# [AIM OF THE TASK]
Search the records for the word "code" and pick out every line that has it.
[start DATA SUPPLIED]
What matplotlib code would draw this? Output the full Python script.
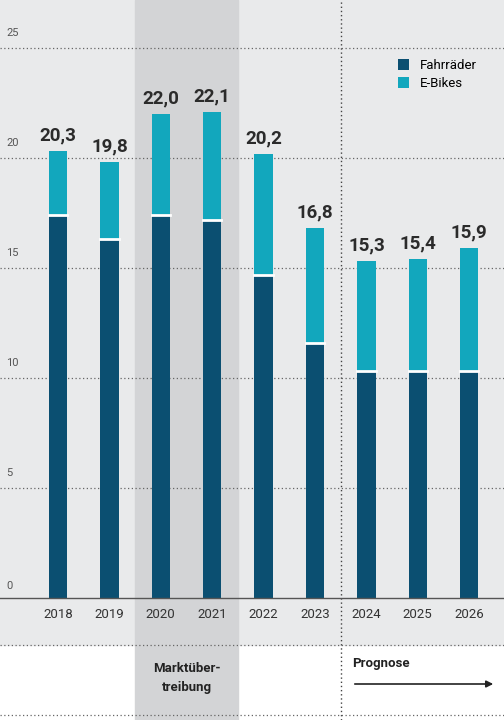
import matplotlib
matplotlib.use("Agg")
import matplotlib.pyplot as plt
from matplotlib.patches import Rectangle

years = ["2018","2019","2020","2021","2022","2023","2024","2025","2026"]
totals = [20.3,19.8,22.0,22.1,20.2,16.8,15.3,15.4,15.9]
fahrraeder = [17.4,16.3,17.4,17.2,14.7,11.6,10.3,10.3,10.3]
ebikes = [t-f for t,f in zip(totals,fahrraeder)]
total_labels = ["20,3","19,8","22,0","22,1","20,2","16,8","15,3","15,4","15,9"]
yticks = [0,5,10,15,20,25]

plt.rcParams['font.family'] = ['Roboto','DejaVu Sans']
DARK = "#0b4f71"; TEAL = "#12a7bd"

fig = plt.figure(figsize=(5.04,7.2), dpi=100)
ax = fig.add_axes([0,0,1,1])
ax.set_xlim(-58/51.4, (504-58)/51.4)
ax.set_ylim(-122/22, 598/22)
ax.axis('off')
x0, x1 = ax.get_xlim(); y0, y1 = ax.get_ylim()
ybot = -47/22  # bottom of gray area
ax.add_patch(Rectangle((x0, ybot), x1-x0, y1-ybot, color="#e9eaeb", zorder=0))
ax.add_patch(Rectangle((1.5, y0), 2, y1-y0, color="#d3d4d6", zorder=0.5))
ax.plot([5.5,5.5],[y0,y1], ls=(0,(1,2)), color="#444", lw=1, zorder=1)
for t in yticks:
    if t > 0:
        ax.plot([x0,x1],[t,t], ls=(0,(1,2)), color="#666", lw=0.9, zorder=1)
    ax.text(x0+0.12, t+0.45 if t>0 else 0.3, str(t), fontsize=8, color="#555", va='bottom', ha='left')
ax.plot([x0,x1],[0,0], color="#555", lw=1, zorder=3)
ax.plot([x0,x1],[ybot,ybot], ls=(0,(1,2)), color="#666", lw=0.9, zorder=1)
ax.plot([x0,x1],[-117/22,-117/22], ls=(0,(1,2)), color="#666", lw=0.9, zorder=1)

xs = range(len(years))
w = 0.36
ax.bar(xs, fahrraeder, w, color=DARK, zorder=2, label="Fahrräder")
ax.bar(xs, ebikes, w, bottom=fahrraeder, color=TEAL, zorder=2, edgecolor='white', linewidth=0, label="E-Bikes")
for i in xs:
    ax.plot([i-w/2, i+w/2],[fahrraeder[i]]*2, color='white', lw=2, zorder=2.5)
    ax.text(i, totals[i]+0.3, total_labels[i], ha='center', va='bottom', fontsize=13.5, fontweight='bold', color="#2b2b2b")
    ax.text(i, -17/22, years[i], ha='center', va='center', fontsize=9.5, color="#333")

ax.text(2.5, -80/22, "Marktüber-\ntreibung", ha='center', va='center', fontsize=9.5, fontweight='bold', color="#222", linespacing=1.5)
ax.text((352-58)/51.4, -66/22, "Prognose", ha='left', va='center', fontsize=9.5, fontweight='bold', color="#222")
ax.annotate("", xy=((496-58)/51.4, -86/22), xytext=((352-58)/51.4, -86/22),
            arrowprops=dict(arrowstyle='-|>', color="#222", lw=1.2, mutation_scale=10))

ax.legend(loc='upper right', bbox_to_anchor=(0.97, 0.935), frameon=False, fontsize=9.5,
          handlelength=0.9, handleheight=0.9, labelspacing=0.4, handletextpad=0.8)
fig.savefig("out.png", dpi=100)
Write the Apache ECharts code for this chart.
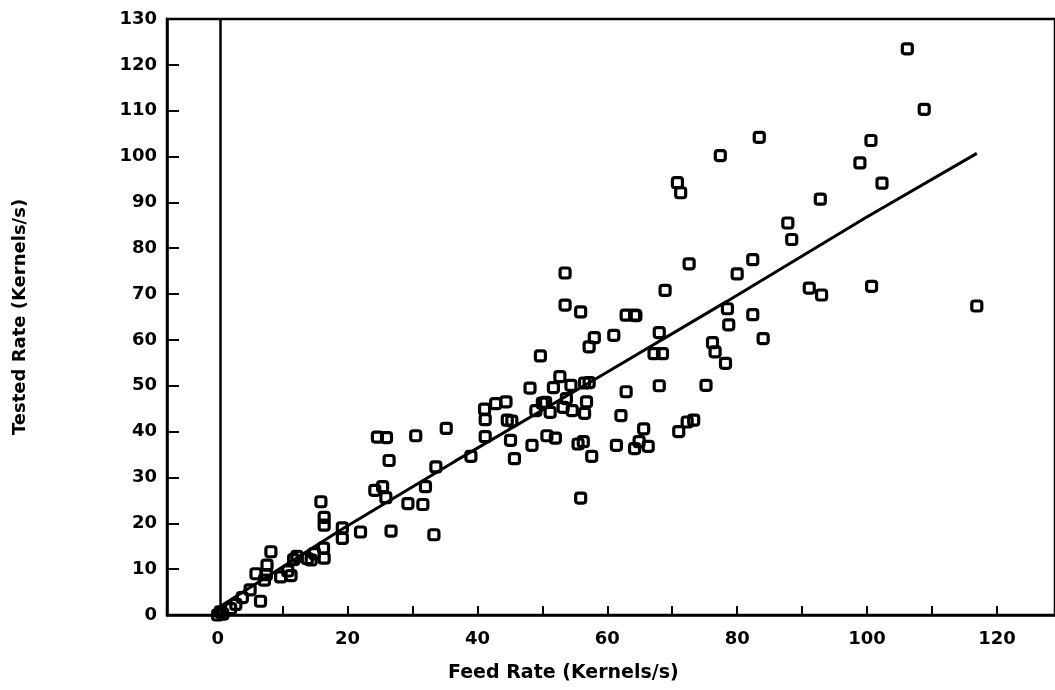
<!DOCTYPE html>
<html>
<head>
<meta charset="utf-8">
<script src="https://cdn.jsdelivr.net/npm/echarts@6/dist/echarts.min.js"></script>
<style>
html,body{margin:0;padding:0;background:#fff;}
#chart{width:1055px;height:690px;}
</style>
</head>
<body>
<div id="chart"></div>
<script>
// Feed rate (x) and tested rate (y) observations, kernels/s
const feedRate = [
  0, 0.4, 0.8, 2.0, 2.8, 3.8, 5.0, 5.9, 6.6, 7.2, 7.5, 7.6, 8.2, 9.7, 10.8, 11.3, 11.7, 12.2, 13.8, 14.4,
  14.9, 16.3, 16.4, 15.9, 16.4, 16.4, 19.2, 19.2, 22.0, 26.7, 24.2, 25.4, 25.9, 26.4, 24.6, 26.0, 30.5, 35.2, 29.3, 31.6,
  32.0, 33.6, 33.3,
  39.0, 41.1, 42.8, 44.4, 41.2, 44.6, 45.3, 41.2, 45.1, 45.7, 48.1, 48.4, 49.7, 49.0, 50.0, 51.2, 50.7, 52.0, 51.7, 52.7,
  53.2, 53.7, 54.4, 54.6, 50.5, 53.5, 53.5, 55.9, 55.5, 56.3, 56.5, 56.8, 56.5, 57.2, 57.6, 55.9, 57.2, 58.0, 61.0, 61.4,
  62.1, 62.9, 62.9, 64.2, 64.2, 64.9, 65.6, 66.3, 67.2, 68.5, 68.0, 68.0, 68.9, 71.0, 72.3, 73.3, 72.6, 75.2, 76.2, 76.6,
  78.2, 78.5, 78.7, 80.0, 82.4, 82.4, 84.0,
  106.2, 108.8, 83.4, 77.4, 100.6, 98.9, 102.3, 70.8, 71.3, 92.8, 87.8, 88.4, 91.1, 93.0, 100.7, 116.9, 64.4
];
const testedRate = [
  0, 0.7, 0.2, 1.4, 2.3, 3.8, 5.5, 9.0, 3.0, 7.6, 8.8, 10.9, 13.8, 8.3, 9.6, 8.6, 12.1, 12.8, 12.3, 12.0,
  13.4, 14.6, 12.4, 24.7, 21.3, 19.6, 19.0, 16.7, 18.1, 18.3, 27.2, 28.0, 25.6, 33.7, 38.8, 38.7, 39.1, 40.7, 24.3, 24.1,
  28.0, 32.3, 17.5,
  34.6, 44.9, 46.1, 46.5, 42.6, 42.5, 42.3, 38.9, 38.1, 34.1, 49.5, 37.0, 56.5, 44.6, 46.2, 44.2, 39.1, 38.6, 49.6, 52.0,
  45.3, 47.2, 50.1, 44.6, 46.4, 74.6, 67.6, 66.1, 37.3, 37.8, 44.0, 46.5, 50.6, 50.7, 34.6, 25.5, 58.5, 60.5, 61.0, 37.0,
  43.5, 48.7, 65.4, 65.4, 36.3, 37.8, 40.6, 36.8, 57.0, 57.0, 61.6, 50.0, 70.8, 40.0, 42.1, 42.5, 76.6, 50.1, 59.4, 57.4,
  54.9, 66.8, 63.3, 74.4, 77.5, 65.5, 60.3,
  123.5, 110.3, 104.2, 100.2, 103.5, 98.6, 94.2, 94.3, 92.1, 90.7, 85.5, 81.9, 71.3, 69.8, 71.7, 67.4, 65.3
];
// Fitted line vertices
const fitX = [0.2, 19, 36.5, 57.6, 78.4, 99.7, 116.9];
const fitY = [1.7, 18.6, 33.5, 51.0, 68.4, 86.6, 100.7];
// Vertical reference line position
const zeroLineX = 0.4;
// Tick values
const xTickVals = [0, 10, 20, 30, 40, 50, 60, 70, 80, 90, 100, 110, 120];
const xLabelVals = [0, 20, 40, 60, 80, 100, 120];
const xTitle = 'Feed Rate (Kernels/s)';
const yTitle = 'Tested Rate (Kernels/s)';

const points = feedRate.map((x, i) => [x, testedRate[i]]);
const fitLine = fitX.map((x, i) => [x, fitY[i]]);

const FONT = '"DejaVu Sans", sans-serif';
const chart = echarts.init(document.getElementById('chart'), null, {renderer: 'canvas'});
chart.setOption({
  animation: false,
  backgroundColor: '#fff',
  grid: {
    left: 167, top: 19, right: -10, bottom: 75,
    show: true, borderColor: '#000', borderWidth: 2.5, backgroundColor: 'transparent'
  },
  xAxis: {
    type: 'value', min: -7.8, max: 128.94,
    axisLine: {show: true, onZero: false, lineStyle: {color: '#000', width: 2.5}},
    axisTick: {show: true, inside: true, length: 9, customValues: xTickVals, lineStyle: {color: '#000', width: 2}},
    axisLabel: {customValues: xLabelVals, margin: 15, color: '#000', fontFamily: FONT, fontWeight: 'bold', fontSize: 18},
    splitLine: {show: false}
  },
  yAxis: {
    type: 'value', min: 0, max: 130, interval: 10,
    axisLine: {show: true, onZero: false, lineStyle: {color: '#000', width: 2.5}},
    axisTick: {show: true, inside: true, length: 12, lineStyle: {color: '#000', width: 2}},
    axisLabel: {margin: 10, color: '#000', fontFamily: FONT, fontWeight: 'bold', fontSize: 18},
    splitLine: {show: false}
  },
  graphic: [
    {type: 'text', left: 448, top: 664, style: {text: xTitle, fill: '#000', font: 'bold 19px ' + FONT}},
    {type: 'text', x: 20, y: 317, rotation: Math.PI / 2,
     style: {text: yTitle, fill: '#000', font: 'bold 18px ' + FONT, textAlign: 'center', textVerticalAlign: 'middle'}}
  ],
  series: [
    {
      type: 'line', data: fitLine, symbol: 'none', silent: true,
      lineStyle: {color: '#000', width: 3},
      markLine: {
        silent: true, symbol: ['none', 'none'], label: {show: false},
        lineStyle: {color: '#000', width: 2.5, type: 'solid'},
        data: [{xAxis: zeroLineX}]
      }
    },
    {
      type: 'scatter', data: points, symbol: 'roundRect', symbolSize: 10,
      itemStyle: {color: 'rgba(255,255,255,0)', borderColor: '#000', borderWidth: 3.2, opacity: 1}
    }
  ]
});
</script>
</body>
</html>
[end DATA SUPPLIED]
# [WORKED ANSWER]
What matplotlib code would draw this? Output the full Python script.
Write the Apache ECharts code for this chart.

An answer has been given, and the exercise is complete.